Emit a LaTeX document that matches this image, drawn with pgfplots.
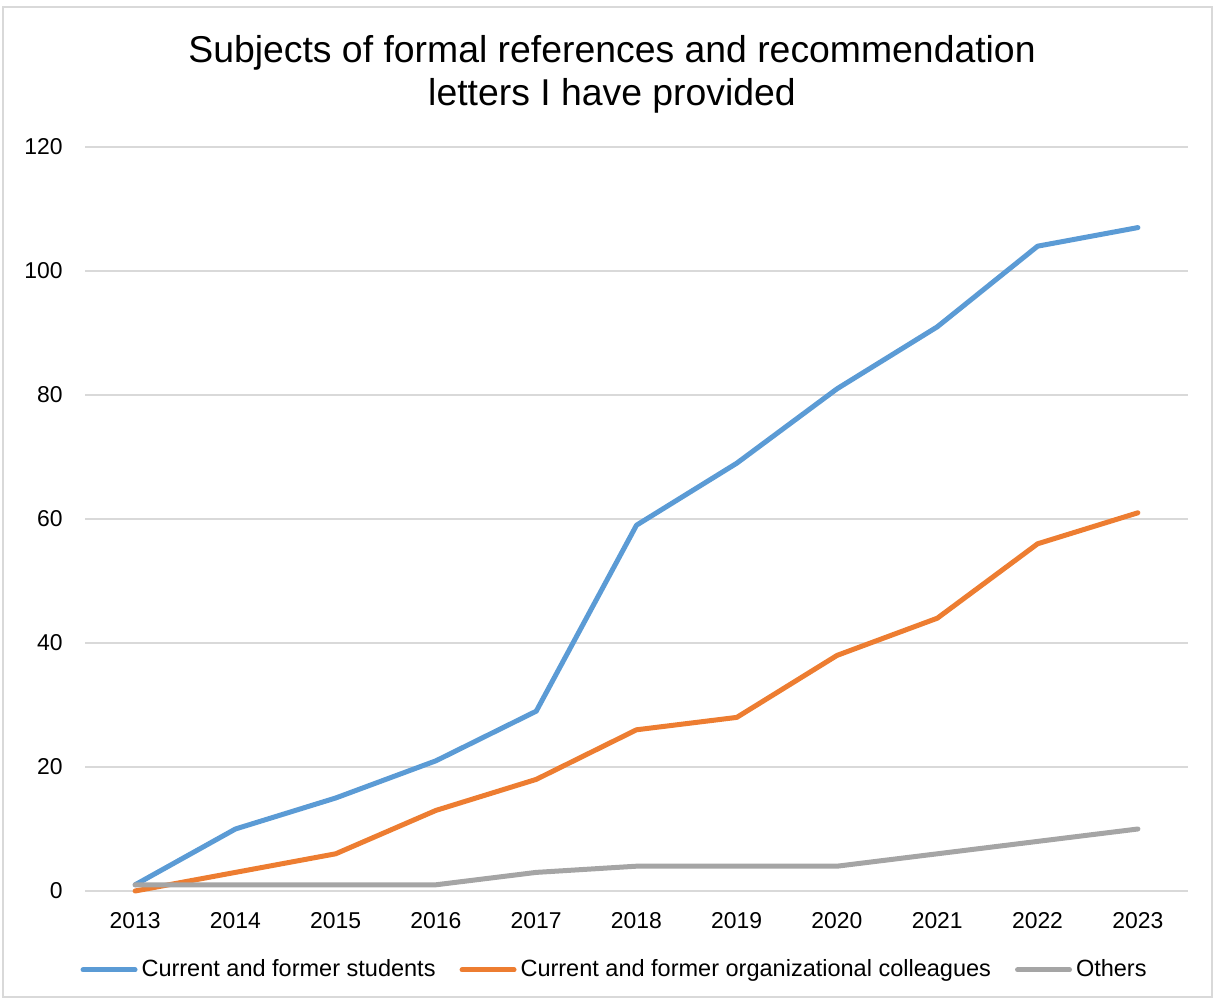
\documentclass[border=0pt]{standalone}
\usepackage{pgfplots}
\pgfplotsset{compat=1.18}
\usepackage{fontspec}
\setmainfont{Liberation Sans}
\definecolor{cblue}{HTML}{5B9BD5}
\definecolor{corange}{HTML}{ED7D31}
\definecolor{cgray}{HTML}{A5A5A5}
\definecolor{cgrid}{HTML}{D9D9D9}
\begin{document}
\begin{tikzpicture}[x=1bp,y=1bp]
\path[use as bounding box] (0,0) rectangle (607.5,500);
\draw[cgrid, line width=0.75bp] (1.5,1.5) rectangle (606,496.5);
\node[align=center, font=\fontsize{18.75}{21.5}\selectfont] at (306,462.75) {Subjects of formal references and recommendation\\letters I have provided};
\begin{axis}[
  at={(42.5bp,54.5bp)}, anchor=south west,
  scale only axis, width=551.5bp, height=372bp,
  xmin=2012.5, xmax=2023.5, ymin=0, ymax=120,
  xtick={2013,2014,...,2023}, ytick={0,20,...,120},
  axis line style={draw=none},
  major tick length=0pt,
  ymajorgrids, grid style={cgrid, line width=1bp},
  /pgf/number format/assume math mode=true,
  xticklabel style={/pgf/number format/1000 sep={}},
  tick label style={font=\fontsize{11.5}{13}\selectfont},
  yticklabel style={inner sep=0pt, anchor=east, xshift=-11bp},
  xticklabel style={inner sep=0pt, anchor=north, yshift=-10.5bp},
  clip=false,
  legend columns=3,
  legend style={draw=none, fill=none, at={(0.481,-0.106)}, anchor=center,
    font=\fontsize{11.8}{13}\selectfont, /tikz/every even column/.append style={column sep=10bp},
    inner sep=0pt},
  legend cell align=left,
  legend image code/.code={\draw[#1, line width=2.5bp, line cap=round] (0bp,0bp) -- (26bp,0bp);},
  every axis plot/.append style={line width=2.5bp, line cap=round, line join=round, mark=none},
]
\addplot[cblue] coordinates {(2013,1) (2014,10) (2015,15) (2016,21) (2017,29) (2018,59) (2019,69) (2020,81) (2021,91) (2022,104) (2023,107)};
\addlegendentry{Current and former students}
\addplot[corange] coordinates {(2013,0) (2014,3) (2015,6) (2016,13) (2017,18) (2018,26) (2019,28) (2020,38) (2021,44) (2022,56) (2023,61)};
\addlegendentry{Current and former organizational colleagues}
\addplot[cgray] coordinates {(2013,1) (2014,1) (2015,1) (2016,1) (2017,3) (2018,4) (2019,4) (2020,4) (2021,6) (2022,8) (2023,10)};
\addlegendentry{Others}
\end{axis}
\end{tikzpicture}
\end{document}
* * * * * * *
◆ Problem to solve
Leave out all pictures, then copy the remaining material exactly.

◆ Output
Emit a LaTeX document that matches this image, drawn with pgfplots.
\documentclass[border=0pt]{standalone}
\usepackage{pgfplots}
\pgfplotsset{compat=1.18}
\usepackage{fontspec}
\setmainfont{Liberation Sans}
\definecolor{cblue}{HTML}{5B9BD5}
\definecolor{corange}{HTML}{ED7D31}
\definecolor{cgray}{HTML}{A5A5A5}
\definecolor{cgrid}{HTML}{D9D9D9}
\begin{document}
\begin{tikzpicture}[x=1bp,y=1bp]
\path[use as bounding box] (0,0) rectangle (607.5,500);
\draw[cgrid, line width=0.75bp] (1.5,1.5) rectangle (606,496.5);
\node[align=center, font=\fontsize{18.75}{21.5}\selectfont] at (306,462.75) {Subjects of formal references and recommendation\\letters I have provided};
\begin{axis}[
  at={(42.5bp,54.5bp)}, anchor=south west,
  scale only axis, width=551.5bp, height=372bp,
  xmin=2012.5, xmax=2023.5, ymin=0, ymax=120,
  xtick={2013,2014,...,2023}, ytick={0,20,...,120},
  axis line style={draw=none},
  major tick length=0pt,
  ymajorgrids, grid style={cgrid, line width=1bp},
  /pgf/number format/assume math mode=true,
  xticklabel style={/pgf/number format/1000 sep={}},
  tick label style={font=\fontsize{11.5}{13}\selectfont},
  yticklabel style={inner sep=0pt, anchor=east, xshift=-11bp},
  xticklabel style={inner sep=0pt, anchor=north, yshift=-10.5bp},
  clip=false,
  legend columns=3,
  legend style={draw=none, fill=none, at={(0.481,-0.106)}, anchor=center,
    font=\fontsize{11.8}{13}\selectfont, /tikz/every even column/.append style={column sep=10bp},
    inner sep=0pt},
  legend cell align=left,
  legend image code/.code={\draw[#1, line width=2.5bp, line cap=round] (0bp,0bp) -- (26bp,0bp);},
  every axis plot/.append style={line width=2.5bp, line cap=round, line join=round, mark=none},
]
\addplot[cblue] coordinates {(2013,1) (2014,10) (2015,15) (2016,21) (2017,29) (2018,59) (2019,69) (2020,81) (2021,91) (2022,104) (2023,107)};
\addlegendentry{Current and former students}
\addplot[corange] coordinates {(2013,0) (2014,3) (2015,6) (2016,13) (2017,18) (2018,26) (2019,28) (2020,38) (2021,44) (2022,56) (2023,61)};
\addlegendentry{Current and former organizational colleagues}
\addplot[cgray] coordinates {(2013,1) (2014,1) (2015,1) (2016,1) (2017,3) (2018,4) (2019,4) (2020,4) (2021,6) (2022,8) (2023,10)};
\addlegendentry{Others}
\end{axis}
\end{tikzpicture}
\end{document}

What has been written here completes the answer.